表3 PD組和HD組透析相關并發癥率比較[n(%)]
尿毒癥是各種腎臟病發展至終末期時出現腎功能不可逆的衰退性疾病,其病理、生理機制十分復雜。已有研究[5-6]提出了“腎小球高濾過學說”、“腎小球高代謝學說”、“矯枉失衡學說”和“尿毒癥毒素學說”等觀點。尿毒癥在世界范圍內發病率約為1/10萬,不同國家或地區、種族發病率存在差異,我國自從1999年開展ESRD規范登記以來,發病率整體呈增長趨勢,且我國人口總量龐大,尿毒癥的患病基數亦十分龐大,造成嚴重的社會與家庭負擔[7]。腎臟替代是傳統治療尿毒癥的有效療法,但受器官來源稀缺、手術適應證范圍小、費用昂貴、治療風險較高等因素,不宜成為臨床的首選[8]。而隨著透析技術和設備的不斷完善、醫保大力支持,以PD和HD為典型的透析療法受到臨床的青睞,對延長生存時間、改善預后具有積極作用[9-10]。

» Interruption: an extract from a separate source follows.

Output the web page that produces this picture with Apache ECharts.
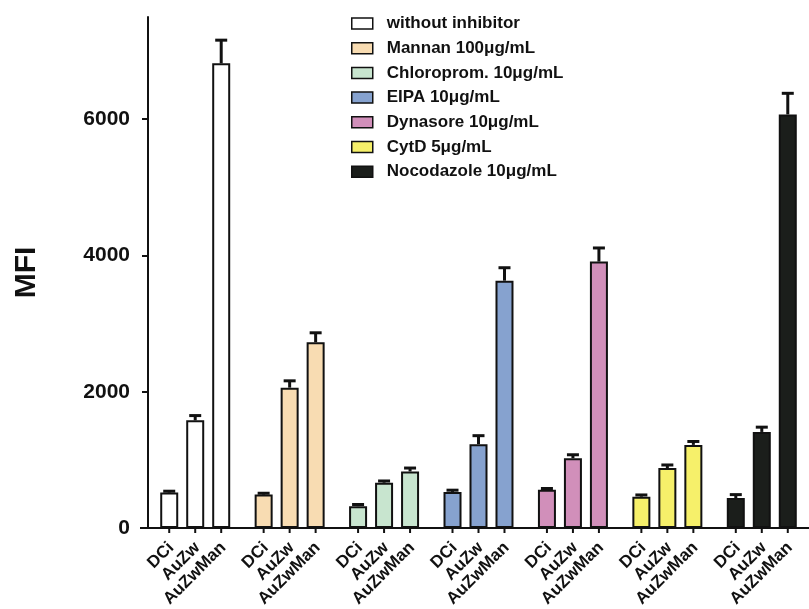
<!DOCTYPE html>
<html>
<head>
<meta charset="utf-8">
<script src="https://cdn.jsdelivr.net/npm/echarts@6/dist/echarts.min.js"></script>
<style>html,body{margin:0;padding:0;background:#fff}#c{width:809px;height:609px}</style>
</head>
<body>
<div id="c"></div>
<script>
// ---- data ----
const groups = ['without inhibitor', 'Mannan 100μg/mL', 'Chloroprom. 10μg/mL', 'EIPA 10μg/mL', 'Dynasore 10μg/mL', 'CytD 5μg/mL', 'Nocodazole 10μg/mL'];
const cells = ['DCi', 'AuZw', 'AuZwMan'];
const dciValues = [520, 490, 320, 530, 560, 460, 440];
const auzwValues = [1580, 2060, 665, 1230, 1025, 880, 1410];
const auzwmanValues = [6820, 2725, 830, 3630, 3910, 1220, 6070];
const dciErr = [20, 20, 25, 25, 20, 25, 50];
const auzwErr = [70, 100, 25, 125, 50, 45, 70];
const auzwmanErr = [340, 140, 50, 190, 200, 50, 310];
const yTicks = [0, 2000, 4000, 6000];

// ---- style ----
const groupColors = ['#ffffff', '#f8dcb2', '#c8e5cf', '#86a2cf', '#d18fba', '#f6f06a', '#1b1e1b'];
const FONT = '"Liberation Sans", Arial, sans-serif';
const INK = '#111111';
const BAR_W = 18;
const BAR_GAP = 0.444;
const SPACING = BAR_W * (1 + BAR_GAP);

const values = [dciValues, auzwValues, auzwmanValues];
const errs = [dciErr, auzwErr, auzwmanErr];

const barSeries = cells.map((name, ci) => ({
  name: name,
  type: 'bar',
  xAxisIndex: 0,
  barWidth: BAR_W,
  barGap: (BAR_GAP * 100) + '%',
  itemStyle: { borderColor: INK, borderWidth: 2 },
  data: values[ci].map((v, gi) => ({ value: v, itemStyle: { color: groupColors[gi] } })),
  z: 2
}));

const errData = [];
for (let ci = 0; ci < cells.length; ci++) {
  for (let gi = 0; gi < groups.length; gi++) {
    errData.push([gi, values[ci][gi], errs[ci][gi], ci]);
  }
}

const errSeries = {
  type: 'custom',
  xAxisIndex: 0,
  z: 5,
  silent: true,
  data: errData,
  renderItem: function (params, api) {
    const gi = api.value(0), v = api.value(1), e = api.value(2), ci = api.value(3);
    const base = api.coord([gi, 0]);
    const cx = base[0] + (ci - 1) * SPACING;
    const top = api.coord([gi, v])[1];
    const capY = api.coord([gi, v + e])[1];
    const children = [
      { type: 'line', shape: { x1: cx, y1: top, x2: cx, y2: capY }, style: { stroke: INK, lineWidth: 3 } },
      { type: 'line', shape: { x1: cx - 6, y1: capY, x2: cx + 6, y2: capY }, style: { stroke: INK, lineWidth: 3 } },
      { type: 'line', shape: { x1: cx, y1: base[1], x2: cx, y2: base[1] + 5 }, style: { stroke: INK, lineWidth: 2 } },
      {
        type: 'text', x: cx + 2, y: base[1] + 17, rotation: Math.PI / 4,
        style: { text: cells[ci], x: 0, y: 0, align: 'right', verticalAlign: 'middle', textAlign: 'right', textVerticalAlign: 'middle', font: 'bold 17px ' + FONT, fill: INK }
      }
    ];
    if (gi === 0 && ci === 0) {
      const bandStart = base[0] - api.size([1, 0])[0] / 2;
      children.push({ type: 'line', shape: { x1: bandStart - 8, y1: base[1], x2: bandStart, y2: base[1] }, style: { stroke: INK, lineWidth: 2 } });
    }
    return { type: 'group', children: children };
  }
};

const legendSeries = groups.map((g, gi) => ({
  name: g,
  type: 'bar',
  xAxisIndex: 1,
  data: [],
  itemStyle: { color: groupColors[gi], borderColor: INK, borderWidth: 1.5 }
}));

const chart = echarts.init(document.getElementById('c'), null, { renderer: 'canvas' });
chart.setOption({
  animation: false,
  backgroundColor: '#ffffff',
  grid: { left: 148, right: -11, top: 17, bottom: 81 },
  legend: {
    data: groups,
    orient: 'vertical',
    left: 346,
    top: 10,
    itemWidth: 21,
    itemHeight: 11,
    itemGap: 7.7,
    icon: 'rect',
    itemStyle: { borderColor: INK, borderWidth: 1.5 },
    textStyle: { fontFamily: FONT, fontWeight: 'bold', fontSize: 17, color: INK, padding: [0, 0, 0, 9] }
  },
  xAxis: [
    {
      type: 'category',
      data: groups,
      axisLine: { show: true, lineStyle: { color: INK, width: 2 } },
      axisTick: { show: false },
      axisLabel: { show: false }
    },
    { type: 'category', data: groups, show: false }
  ],
  yAxis: {
    type: 'value',
    min: 0,
    max: 7500,
    interval: 2000,
    name: 'MFI',
    nameLocation: 'middle',
    nameRotate: 90,
    nameGap: 106,
    nameTextStyle: { fontFamily: FONT, fontWeight: 'bold', fontSize: 30, color: INK },
    axisLine: { show: true, lineStyle: { color: INK, width: 2 } },
    axisTick: { show: true, length: 6, lineStyle: { color: INK, width: 2 }, customValues: yTicks },
    axisLabel: { fontFamily: FONT, fontWeight: 'bold', fontSize: 21, color: INK, margin: 18, customValues: yTicks, formatter: v => String(v) },
    splitLine: { show: false }
  },
  series: barSeries.concat([errSeries]).concat(legendSeries)
});
</script>
</body>
</html>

微炎癥狀態是炎癥物質所致的血管內發炎,患者雖無全身或局部顯性臨床感染征象,但機體存在持續的、低水平的炎癥狀態[11]。隨著尿毒癥及相關領域的不斷深入研究,尿毒癥患者機體出現微炎癥狀態受到高度重視,表現為內毒素、TNF-α、IL-6等炎性因子釋放增多,其誘發因素可能和腎臟清除炎癥因子能力下降、免疫功能障礙等有關[12]。微炎癥反應會加劇尿毒癥患者營養不良、鈣磷代謝紊亂并引起機體炎癥性損傷,細胞外基質在腎臟沉積易導致腎臟纖維化病理改變,也是腎臟結構和功能衰退的重要原因[13]。同時,微炎癥狀態也是尿毒癥患者發生感染、動脈粥樣硬化和心腦血管疾病的獨立危險因素,而接受維持性透析治療的尿毒癥患者主要死因是心腦血管疾病。因此,有效控制微炎癥狀態、保護殘余腎功能對降低尿毒癥患者死亡風險、緩解病情尤為重要[14-15]。
血清hs-CRP、IL-6、TNF-α和PCT是一組反映機體炎癥反應客觀敏感性的指標,本研究顯示PD組和HD組透析治療3個月后血清hs-CRP、IL-6、TNF-α和PCT水平均有明顯下降,且PD組hs-CRP水平顯著低于HD組。這說明兩種透析方式均能控制尿毒癥患者機體微炎癥狀態,但PD組的抑制炎癥作用優于HD。分析原因可能是:(1)HD采用體外循環模式,治療過程中血液暴露,且和透析膜、透析管路具有不相容性,會增加炎性因子釋放;(2)HD受血液透析器孔徑限制,對hs-CRP、IL-6、TNF-α等大分子炎性因子清除能力較差;(3)HD治療中經動靜脈內瘺穿刺、中心靜脈置管等操作,可能使微量細菌經過此血管通路侵入機體,加劇微炎癥反應[16]。本研究顯示,兩組透析后SCr、BUN水平均較透析前有明顯下降,兩組間比較無明顯差異,和楊楓等[17]研究結論相吻合,提示PD和HD兩種透析模式均能有效保護殘余腎功能,且二者效果接近。
尿毒癥維持性血液透析愈發重視并發癥的防治,近些年透析療法的安全性得到一定提高[18]。本研究顯示,PD組感染、低蛋白血癥發生率分別為16.67%、20.83%,明顯高于HD組4.17%、4.17%;而高血壓、心律失常和充血性心衰發生率分別為10.42%、6.25%、12.50%,均顯著低于HD組29.17%、22.92%、35.42%,和文獻[19-20]報道結論相似,說明PD和HD兩種透析模式并發癥方面各有優劣。本研究也存在些許不足,比如研究納入樣本量偏少、未探討PD和HD透析模式對尿毒癥患者中遠期預后狀況及生存質量的影響,后續研究中需進一步探討。
綜上,PD和HD均是治療尿毒癥的有效透析模式,保護殘余腎功能效果較好,并發癥方面各有優勢和不足,但PD模式對改善機體微炎癥狀態效果優于HD。